PERB issued a second Complaint this week, alleging that UC violated its collective bargaining agreement with AFSCME Local 3299 by entering into at least five distinct contracts at multiple campuses private firms that pay their workers rock bottom wages for full time permanent staffing needs that are traditionally met by directly employed UC workers.

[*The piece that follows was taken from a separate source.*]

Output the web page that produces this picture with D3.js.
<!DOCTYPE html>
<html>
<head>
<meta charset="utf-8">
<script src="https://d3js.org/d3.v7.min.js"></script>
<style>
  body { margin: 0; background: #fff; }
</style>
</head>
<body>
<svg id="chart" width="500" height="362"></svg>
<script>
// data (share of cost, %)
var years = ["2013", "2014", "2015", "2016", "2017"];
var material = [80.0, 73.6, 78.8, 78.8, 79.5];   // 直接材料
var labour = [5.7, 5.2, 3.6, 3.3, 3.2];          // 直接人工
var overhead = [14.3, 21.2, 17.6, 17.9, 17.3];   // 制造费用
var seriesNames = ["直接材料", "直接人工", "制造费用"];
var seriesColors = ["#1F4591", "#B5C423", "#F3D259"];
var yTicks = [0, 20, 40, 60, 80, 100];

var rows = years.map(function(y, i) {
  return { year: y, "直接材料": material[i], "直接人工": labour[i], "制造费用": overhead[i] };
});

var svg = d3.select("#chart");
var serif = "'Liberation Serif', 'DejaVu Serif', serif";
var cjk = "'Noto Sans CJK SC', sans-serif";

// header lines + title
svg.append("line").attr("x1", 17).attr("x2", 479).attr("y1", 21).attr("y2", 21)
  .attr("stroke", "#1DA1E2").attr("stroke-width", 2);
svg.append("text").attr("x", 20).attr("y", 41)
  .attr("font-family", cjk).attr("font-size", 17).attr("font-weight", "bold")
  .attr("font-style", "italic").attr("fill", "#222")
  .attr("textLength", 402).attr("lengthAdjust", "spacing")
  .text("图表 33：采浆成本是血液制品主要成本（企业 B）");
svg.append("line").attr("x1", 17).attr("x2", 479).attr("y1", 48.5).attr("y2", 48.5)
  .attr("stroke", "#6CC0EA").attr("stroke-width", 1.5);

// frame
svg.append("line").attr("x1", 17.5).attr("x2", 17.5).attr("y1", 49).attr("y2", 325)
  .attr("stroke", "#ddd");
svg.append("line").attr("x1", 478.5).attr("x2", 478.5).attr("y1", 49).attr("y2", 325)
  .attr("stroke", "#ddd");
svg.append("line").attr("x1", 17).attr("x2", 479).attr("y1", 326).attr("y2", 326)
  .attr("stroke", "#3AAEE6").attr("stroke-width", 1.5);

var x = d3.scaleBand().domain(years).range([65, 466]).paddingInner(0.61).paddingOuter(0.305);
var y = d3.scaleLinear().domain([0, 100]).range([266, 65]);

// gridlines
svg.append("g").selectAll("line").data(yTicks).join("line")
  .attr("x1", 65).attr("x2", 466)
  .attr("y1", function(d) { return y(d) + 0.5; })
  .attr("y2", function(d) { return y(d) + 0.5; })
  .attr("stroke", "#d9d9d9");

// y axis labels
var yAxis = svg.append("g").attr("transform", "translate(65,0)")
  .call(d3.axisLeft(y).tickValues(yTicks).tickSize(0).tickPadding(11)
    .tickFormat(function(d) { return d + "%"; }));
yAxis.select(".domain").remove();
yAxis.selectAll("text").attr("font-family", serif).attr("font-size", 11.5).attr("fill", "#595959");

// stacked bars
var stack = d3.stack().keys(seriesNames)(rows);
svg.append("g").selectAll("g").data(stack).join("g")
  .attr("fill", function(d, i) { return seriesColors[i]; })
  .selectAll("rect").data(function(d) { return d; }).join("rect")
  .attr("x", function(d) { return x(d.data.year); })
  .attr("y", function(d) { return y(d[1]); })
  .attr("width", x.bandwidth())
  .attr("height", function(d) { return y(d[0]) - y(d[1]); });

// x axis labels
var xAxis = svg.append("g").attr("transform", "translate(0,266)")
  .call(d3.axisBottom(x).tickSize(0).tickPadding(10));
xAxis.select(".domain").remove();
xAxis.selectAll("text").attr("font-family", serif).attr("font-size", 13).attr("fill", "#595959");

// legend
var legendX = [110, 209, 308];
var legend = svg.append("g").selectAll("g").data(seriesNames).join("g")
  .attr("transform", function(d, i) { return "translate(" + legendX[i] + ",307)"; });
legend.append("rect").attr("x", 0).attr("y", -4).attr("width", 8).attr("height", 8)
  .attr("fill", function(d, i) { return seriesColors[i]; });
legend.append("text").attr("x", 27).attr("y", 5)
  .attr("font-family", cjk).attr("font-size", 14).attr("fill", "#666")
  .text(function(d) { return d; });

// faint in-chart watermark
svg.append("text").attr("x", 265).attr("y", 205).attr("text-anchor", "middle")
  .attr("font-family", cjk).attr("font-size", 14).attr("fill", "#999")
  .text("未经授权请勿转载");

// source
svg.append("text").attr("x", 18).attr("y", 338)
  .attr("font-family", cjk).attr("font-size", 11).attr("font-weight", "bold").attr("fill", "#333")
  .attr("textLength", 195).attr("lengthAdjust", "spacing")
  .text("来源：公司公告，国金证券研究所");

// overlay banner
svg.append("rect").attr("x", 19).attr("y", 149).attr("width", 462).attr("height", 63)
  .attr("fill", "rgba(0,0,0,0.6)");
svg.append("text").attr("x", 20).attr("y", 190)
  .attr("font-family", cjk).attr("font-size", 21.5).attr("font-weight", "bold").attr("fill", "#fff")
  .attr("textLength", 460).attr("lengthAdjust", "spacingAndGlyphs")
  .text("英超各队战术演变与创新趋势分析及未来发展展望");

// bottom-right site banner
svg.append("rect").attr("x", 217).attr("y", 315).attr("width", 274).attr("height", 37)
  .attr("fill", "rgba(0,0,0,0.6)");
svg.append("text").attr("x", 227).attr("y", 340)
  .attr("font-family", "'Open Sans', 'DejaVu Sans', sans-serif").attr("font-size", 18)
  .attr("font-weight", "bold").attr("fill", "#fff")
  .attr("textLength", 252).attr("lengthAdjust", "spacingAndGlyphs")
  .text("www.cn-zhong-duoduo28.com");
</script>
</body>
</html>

Two of the contractors named in the second PERB complaint—Performance First Building Services and ABM Services Inc.—are already facing mounting legal scrutiny. The LA Times reported last year that Performance First is under federal investigation by the Department of Labor for allegations of wage theft and payroll fraud involving its UC-assigned custodial workers.[i] The State Labor Commissioners Office has adjudicated 140 claims of wage theft against ABM since 2010[ii], and the company is facing multiple allegations of sexual assault against female employees, highlighted in the recent PBS documentary, “Rape on the Night Shift.”[iii] ABM and Performance First workers are also overwhelmingly immigrants and people of color.

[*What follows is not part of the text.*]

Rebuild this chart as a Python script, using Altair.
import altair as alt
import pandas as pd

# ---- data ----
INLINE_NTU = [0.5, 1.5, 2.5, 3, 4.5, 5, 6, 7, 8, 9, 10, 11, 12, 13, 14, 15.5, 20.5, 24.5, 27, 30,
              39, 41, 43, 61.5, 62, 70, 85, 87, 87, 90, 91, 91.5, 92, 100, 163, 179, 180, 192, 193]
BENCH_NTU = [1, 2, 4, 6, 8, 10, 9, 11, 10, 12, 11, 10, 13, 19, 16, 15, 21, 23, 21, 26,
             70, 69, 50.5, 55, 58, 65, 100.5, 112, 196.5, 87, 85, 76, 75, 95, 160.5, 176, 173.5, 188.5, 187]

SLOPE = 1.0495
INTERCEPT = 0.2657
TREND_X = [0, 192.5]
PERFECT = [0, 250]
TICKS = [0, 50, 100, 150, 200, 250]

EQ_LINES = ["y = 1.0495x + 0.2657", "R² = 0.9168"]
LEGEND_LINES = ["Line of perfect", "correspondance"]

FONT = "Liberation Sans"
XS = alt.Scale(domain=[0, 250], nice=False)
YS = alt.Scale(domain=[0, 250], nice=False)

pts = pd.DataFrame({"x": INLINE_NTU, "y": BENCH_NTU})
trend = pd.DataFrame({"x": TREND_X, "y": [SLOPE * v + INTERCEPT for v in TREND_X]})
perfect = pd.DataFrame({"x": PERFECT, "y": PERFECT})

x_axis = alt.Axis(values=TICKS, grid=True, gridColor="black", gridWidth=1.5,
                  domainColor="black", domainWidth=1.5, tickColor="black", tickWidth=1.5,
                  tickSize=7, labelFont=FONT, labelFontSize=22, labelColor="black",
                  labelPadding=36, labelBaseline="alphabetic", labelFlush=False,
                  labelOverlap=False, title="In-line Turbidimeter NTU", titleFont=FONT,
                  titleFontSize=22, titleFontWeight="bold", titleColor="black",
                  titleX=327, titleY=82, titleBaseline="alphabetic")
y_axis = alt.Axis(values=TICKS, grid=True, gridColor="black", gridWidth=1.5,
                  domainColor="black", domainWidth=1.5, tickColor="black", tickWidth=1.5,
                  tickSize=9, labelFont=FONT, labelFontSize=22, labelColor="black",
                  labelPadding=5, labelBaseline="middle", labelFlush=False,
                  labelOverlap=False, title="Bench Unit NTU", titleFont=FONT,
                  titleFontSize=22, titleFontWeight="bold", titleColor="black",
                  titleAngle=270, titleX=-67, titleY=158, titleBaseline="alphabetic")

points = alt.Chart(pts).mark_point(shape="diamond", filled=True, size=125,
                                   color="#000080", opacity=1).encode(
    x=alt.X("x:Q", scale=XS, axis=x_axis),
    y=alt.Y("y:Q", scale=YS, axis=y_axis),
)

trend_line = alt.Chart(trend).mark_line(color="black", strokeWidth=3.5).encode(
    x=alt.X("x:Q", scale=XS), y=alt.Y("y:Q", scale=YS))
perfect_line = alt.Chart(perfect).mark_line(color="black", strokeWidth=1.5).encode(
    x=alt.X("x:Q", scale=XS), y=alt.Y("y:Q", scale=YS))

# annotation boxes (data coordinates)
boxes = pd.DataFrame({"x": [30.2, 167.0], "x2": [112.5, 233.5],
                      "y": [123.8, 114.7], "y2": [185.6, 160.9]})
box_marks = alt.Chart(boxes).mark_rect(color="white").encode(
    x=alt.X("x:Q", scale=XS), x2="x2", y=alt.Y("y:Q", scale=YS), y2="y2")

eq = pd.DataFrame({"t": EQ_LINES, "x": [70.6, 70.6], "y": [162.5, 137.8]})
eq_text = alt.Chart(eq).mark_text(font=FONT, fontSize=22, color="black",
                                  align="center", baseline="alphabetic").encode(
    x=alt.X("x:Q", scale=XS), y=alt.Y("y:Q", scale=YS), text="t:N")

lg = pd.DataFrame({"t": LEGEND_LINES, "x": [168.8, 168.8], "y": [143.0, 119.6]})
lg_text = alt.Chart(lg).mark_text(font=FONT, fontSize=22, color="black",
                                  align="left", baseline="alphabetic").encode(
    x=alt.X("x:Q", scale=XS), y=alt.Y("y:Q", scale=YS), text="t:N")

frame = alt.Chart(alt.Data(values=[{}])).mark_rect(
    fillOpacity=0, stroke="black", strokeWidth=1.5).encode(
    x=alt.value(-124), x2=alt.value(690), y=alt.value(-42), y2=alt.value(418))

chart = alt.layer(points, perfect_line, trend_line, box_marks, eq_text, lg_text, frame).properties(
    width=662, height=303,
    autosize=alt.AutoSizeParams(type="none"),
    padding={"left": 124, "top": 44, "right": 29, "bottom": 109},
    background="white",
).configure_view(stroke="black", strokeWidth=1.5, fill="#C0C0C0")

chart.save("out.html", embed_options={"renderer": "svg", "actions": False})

The University of California’s largest employee union, AFSCME Local 3299, filed the charges that resulted in both Complaints. Local 3299 represents UC custodial workers, parking attendants, landscapers and other job classifications that are frequently contracted out to low wage firms.

“In issuing these Complaints, PERB has acknowledged that the University of California is engaged in an illegal, system-wide race to the bottom to meet its full-time, permanent staffing needs,” said Local 3299 President Kathryn Lybarger. “In doing so, UC is helping some of our state’s most notorious employers profit by condemning hundreds—if not thousands—of full-time UC workers and their families to a life of poverty and exploitation. This illegal conduct would be unacceptable in any circumstance, but it is especially troubling to see it happening at California’s third largest employer and the pre-eminent public university system in America.”

UPDATE: Speaker’s Boycott in Support of Subcontracted Workers Gaining Steam at UC Berkeley:

In support of the aspirations for better wages and conditions for nearly 100 subcontracted workers employed by ABM, Performance First and Laz Parking at UC Berkeley, Local 3299 recently launched a spring-semester speaker’s boycott at the campus until each of these workers is brought in-house.[iv]

In doing so, Local 3299 reached out to state and federal lawmakers, as well as other civic leaders (including President Bill Clinton and Chelsea Clinton, who are scheduled to host an event at UC Berkeley on April 1st-3rd[v]) with scheduled speaking engagements at Berkeley to ask them to honor the boycott. Among those who have already done so by cancelling/postponing existing events or committing to refuse any speaking invitations until the ongoing labor dispute is settled are:

  • California Lieutenant Governor Gavin Newsom
  • California State Senator Carol Liu
  • California State Senator Loni Hancock
  • California Assemblymember Kevin McCarty
  • California Assemblymember Tony Thurmond
  • Adam Bouska, Founder of No on H8 Campaign
  • Angela Davis, Human Rights Activist
  • Ai-Jen Poo, Director of the National Domestic Workers Alliance
  • Sara Kate Ellis, CEO and President of GLAAD

“We are deeply grateful to the many leaders here in California and across the country who are standing up for the aspirations of UC’s permanent subcontracted workforce,” Lybarger added. “No one who works full time should be treated as second class, or forced to live in abject poverty. And we renew our call to all scheduled Berkeley speakers, as well as leaders and lawmakers everywhere, to join us in the fight against UC’s lawless exploitation of mostly immigrant workers by honoring the Berkeley Boycott.”